In Valsusa è in arrivo un nuovo impianto elettrico. Lo chiamano “stazione”, “polo”, “infrastruttura strategica”. Ma dietro l’ennesima etichetta tecnica si nasconde una realtà ben nota: quella di un territorio continuamente esposto a nuovi interventi, sacrificato in nome del progresso, della modernizzazione, della transizione ecologica. Parole che cambiano, ma che finiscono sempre per descrivere lo stesso copione: opere imposte dall’alto, decise altrove, che si abbattono su comunità già segnate da decenni di servitù e violenze ambientali.
Infatti, su commissione di RFI, la società TERNA erigerà una maxi stazione elettrica (composta da quattro elettrodotti, in parte in linea aerea e in parte in cavo interrato) nel Comune di Avigliana. Il nuovo impianto di smistamento andrà a occupare un’area di circa 12.325 metri quadrati e servirà per fornire energia anche alla nuova fermata dei treni di Ferriera, lungo la linea ferroviaria Torino-Bardonecchia. Dal momento in cui inizierà la cantierizzazione, l’opera dovrebbe essere realizzata in un anno e mezzo e, per minimizzare l’impatto visivo, i committenti prevedono un vero e proprio progetto di mascheramento ambientale, composto da alberi e arbusti piantati tutto intorno all’area, in modo da formare una sorta di barriera naturale e normalizzare così la presenza di questa ennesima ferita sul territorio valsusino.
Dalle prime informazioni diffuse, il nuovo impianto sorgerà ad Avigliana per potenziare la rete elettrica. Nulla di sorprendente, se non fosse che, ancora una volta, la decisione sembra arrivare senza un vero confronto pubblico, senza un percorso trasparente, senza che la popolazione venga informata o messa nelle condizioni di comprendere impatti e conseguenze.
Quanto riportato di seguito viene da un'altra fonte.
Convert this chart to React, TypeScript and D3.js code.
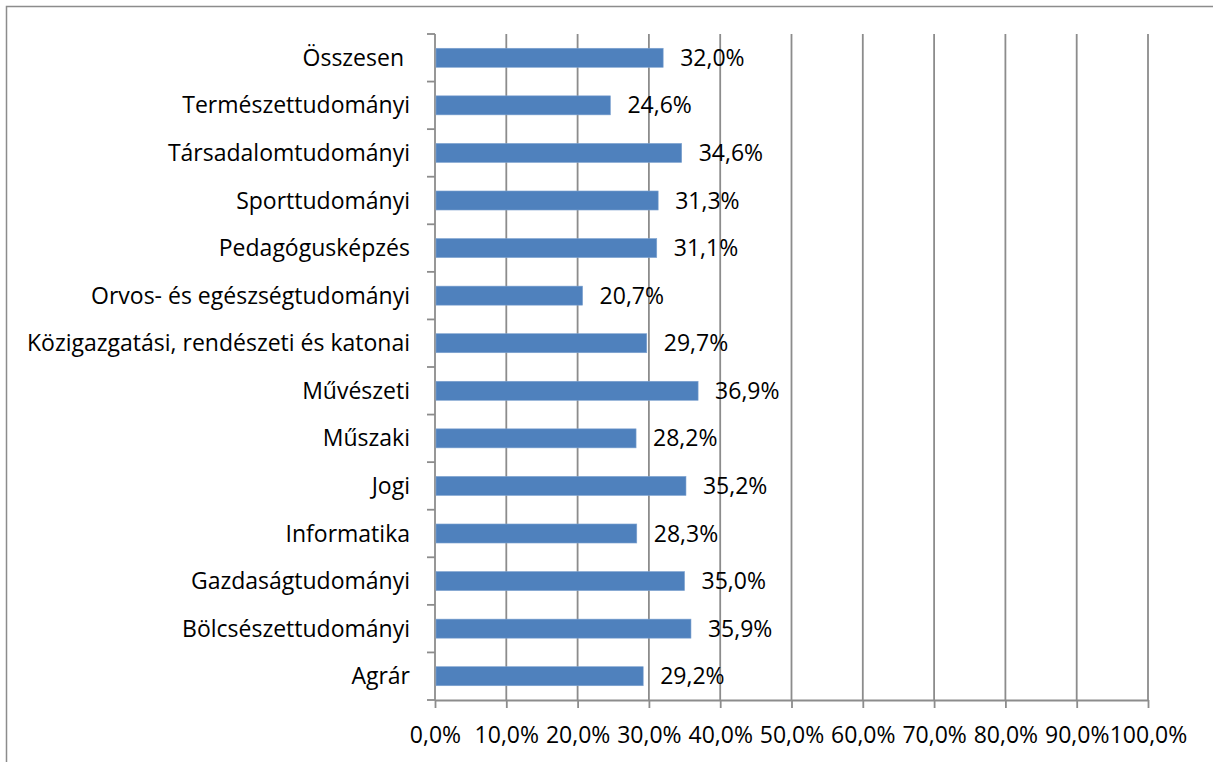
import React, { useEffect, useRef } from 'react';
import * as d3 from 'd3';

const categories = [
  'Összesen ',
  'Természettudományi',
  'Társadalomtudományi',
  'Sporttudományi',
  'Pedagógusképzés',
  'Orvos- és egészségtudományi',
  'Közigazgatási, rendészeti és katonai',
  'Művészeti',
  'Műszaki',
  'Jogi',
  'Informatika',
  'Gazdaságtudományi',
  'Bölcsészettudományi',
  'Agrár',
];

const values = [32.0, 24.6, 34.6, 31.3, 31.1, 20.7, 29.7, 36.9, 28.2, 35.2, 28.3, 35.0, 35.9, 29.2];

const xTicks = [0, 10, 20, 30, 40, 50, 60, 70, 80, 90, 100];

const fmt = (v: number) => v.toFixed(1).replace('.', ',') + '%';

export default function App() {
  const ref = useRef<SVGSVGElement>(null);

  useEffect(() => {
    const svg = d3.select(ref.current);
    svg.selectAll('*').remove();

    const W = 1213;
    const H = 762;
    const margin = { top: 34, right: 65, bottom: 62, left: 435 };
    const width = W - margin.left - margin.right;
    const height = H - margin.top - margin.bottom;
    const font = '"Open Sans", sans-serif';
    const fontSize = '23px';
    const grid = '#8c8c8c';

    // chart frame
    svg
      .append('rect')
      .attr('x', 6.5)
      .attr('y', 6.5)
      .attr('width', W + 20)
      .attr('height', H + 20)
      .style('fill', 'white')
      .style('stroke', '#8c8c8c')
      .style('stroke-width', 1.5);

    const chart = svg.append('g').attr('transform', `translate(${margin.left},${margin.top})`);

    const x = d3.scaleLinear().domain([0, 100]).range([0, width]);
    const y = d3.scaleBand<string>().domain(categories).range([0, height]).paddingInner(0.6).paddingOuter(0.3);
    const band = d3.scaleBand<string>().domain(categories).range([0, height]);

    // vertical gridlines
    chart
      .selectAll('line.grid')
      .data(xTicks.slice(1))
      .enter()
      .append('line')
      .attr('class', 'grid')
      .attr('x1', (d) => x(d))
      .attr('x2', (d) => x(d))
      .attr('y1', 0)
      .attr('y2', height)
      .style('stroke', grid)
      .style('stroke-width', 1.8);

    // x axis
    const xAxis = d3
      .axisBottom(x)
      .tickValues(xTicks)
      .tickSize(8)
      .tickSizeOuter(0)
      .tickFormat((d) => fmt(d as number));
    const gx = chart.append('g').attr('transform', `translate(0,${height})`).call(xAxis);
    gx.select('.domain').style('stroke', grid).style('stroke-width', 1.8);
    gx.selectAll('.tick line').style('stroke', grid).style('stroke-width', 1.8);
    gx.selectAll('.tick text')
      .attr('y', 43)
      .attr('dy', null)
      .style('font-family', font)
      .style('font-size', fontSize)
      .style('fill', '#000');

    // y axis with ticks at category boundaries
    chart
      .append('line')
      .attr('x1', 0)
      .attr('x2', 0)
      .attr('y1', 0)
      .attr('y2', height)
      .style('stroke', grid)
      .style('stroke-width', 1.8);
    const boundaries = categories.map((c) => band(c) as number).concat([height]);
    chart
      .selectAll('line.ytick')
      .data(boundaries)
      .enter()
      .append('line')
      .attr('class', 'ytick')
      .attr('x1', -8)
      .attr('x2', 0)
      .attr('y1', (d) => d)
      .attr('y2', (d) => d)
      .style('stroke', grid)
      .style('stroke-width', 1.8);

    chart
      .selectAll('text.cat')
      .data(categories)
      .enter()
      .append('text')
      .attr('class', 'cat')
      .attr('x', -25)
      .attr('y', (d) => (band(d) as number) + band.bandwidth() / 2)
      .attr('dy', '0.35em')
      .style('text-anchor', 'end')
      .style('white-space', 'pre')
      .style('font-family', font)
      .style('font-size', fontSize)
      .style('fill', '#000')
      .text((d) => d);

    // bars
    chart
      .selectAll('rect.bar')
      .data(values)
      .enter()
      .append('rect')
      .attr('class', 'bar')
      .attr('x', x(0) + 1)
      .attr('y', (d, i) => y(categories[i]) as number)
      .attr('width', (d) => x(d) - x(0) - 1)
      .attr('height', y.bandwidth())
      .style('fill', '#4f81bd')
      .style('stroke', '#7fa3d0')
      .style('stroke-width', 0.6);

    // value labels
    chart
      .selectAll('text.val')
      .data(values)
      .enter()
      .append('text')
      .attr('class', 'val')
      .attr('x', (d) => x(d) + 17)
      .attr('y', (d, i) => (band(categories[i]) as number) + band.bandwidth() / 2)
      .attr('dy', '0.35em')
      .style('font-family', font)
      .style('font-size', fontSize)
      .style('fill', '#000')
      .text((d) => fmt(d));
  }, []);

  return (
    <svg
      ref={ref}
      width={1213}
      height={762}
      style={{ position: 'absolute', left: 0, top: 0, background: 'white' }}
    />
  );
}
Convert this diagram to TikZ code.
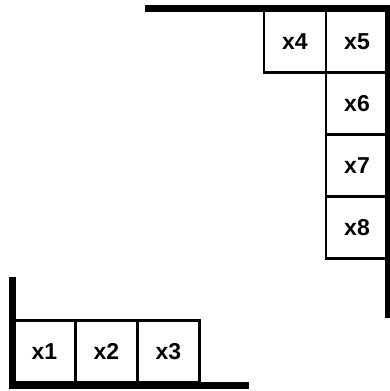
\documentclass[tikz,border=0pt]{standalone}
\usepackage{fontspec}
\setmainfont{Liberation Sans}
\usetikzlibrary{positioning}
\begin{document}
\begin{tikzpicture}[x=1pt,y=-1pt,
    cell/.style={draw, line width=2.8pt, outer sep=0pt, inner sep=0pt,
      minimum width=62pt, minimum height=62pt,
      font=\fontsize{23}{26}\selectfont\bfseries},
    wall/.style={line width=7pt}]
  \useasboundingbox (0,0) rectangle (390,391);
  % bottom corner
  \node[cell] (x1) at (44.5,351.5) {x1};
  \node[cell, right=0pt of x1] (x2) {x2};
  \node[cell, right=0pt of x2] (x3) {x3};
  \draw[wall] (12.5,277) -- (12.5,388);
  \draw[wall] (9,385) -- (249,385);
  % top corner
  \node[cell] (x4) at (295,41.5) {x4};
  \node[cell, right=0pt of x4] (x5) {x5};
  \node[cell, below=0pt of x5] (x6) {x6};
  \node[cell, below=0pt of x6] (x7) {x7};
  \node[cell, below=0pt of x7] (x8) {x8};
  \draw[wall] (145,8.5) -- (390,8.5);
  \draw[line width=5pt] (387.5,5) -- (387.5,318);
\end{tikzpicture}
\end{document}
Basti pensare che molti proprietari dei terreni che dovranno essere occupati temporaneamente per i cantieri e la servitù non ne erano a conoscenza fino a pochi giorni fa.
È una logica vecchia, quella che considera certi territori come spazi vuoti su cui costruire, sperimentare, accumulare impianti, senza preoccuparsi troppo delle persone che li abitano.
La Valle di Susa, in questo, è diventata un laboratorio perfetto della cosiddetta “zona di sacrificio”: un luogo in cui i costi ambientali, sociali e sanitari vengono concentrati, mentre i benefici scorrono altrove, verso i centri del potere economico e politico. In cambio restano promesse, cantieri, recinzioni e nuovi limiti imposti al diritto di vivere un territorio in equilibrio. È lo stesso schema che abbiamo visto ripetersi con la Torino-Lione, con gli elettrodotti, l’autostrada o le grandi aree logistiche: si taglia, si scava, si costruisce, e alla fine la valle si ritrova più povera, più inquinata e meno libera.
La giustificazione di turno è sempre la stessa: il “bisogno energetico”, l’“adeguamento delle reti”, la “sostenibilità”. Ma sostenibile per chi? Per chi decide, per chi appalta, per chi specula — non certo per chi, ogni giorno, deve convivere con infrastrutture che consumano spazio, rumore, salute e paesaggio. Parlare di transizione ecologica mentre si continua a trattare territori interi come piattaforme da sfruttare è una contraddizione che non si può più accettare.
Non c’è nulla di ecologico in una politica che cancella il diritto delle comunità di partecipare alle scelte. Non c’è nulla di giusto in una transizione che distribuisce i benefici a pochi e i costi a molti. E non c’è nulla di inevitabile in un modello che continua a imporre grandi opere senza un vero piano di riduzione dei consumi, di efficienza, di produzione diffusa e locale.
La Valsusa non ha bisogno di un’altra stazione elettrica calata dall’alto. Ha bisogno di rispetto, di trasparenza, di ascolto. Ha bisogno che qualcuno smetta di trattarla come un territorio “utile” solo quando serve a scaricare i pesi della modernità. Perché ogni volta che un nuovo impianto viene annunciato, ogni volta che un pezzo di terra viene recintato, ogni volta che un progetto nasce senza consenso, si rinnova un’antica ferita.
La Valsusa non è un sacrificio necessario. È un luogo vivo, abitato e resistente. E ogni volta che un nuovo cantiere si profila all’orizzonte, tocca ancora a chi la vive ricordare che qui non tutto è disponibile, che il territorio non è una risorsa da consumare, ma una Casa da difendere.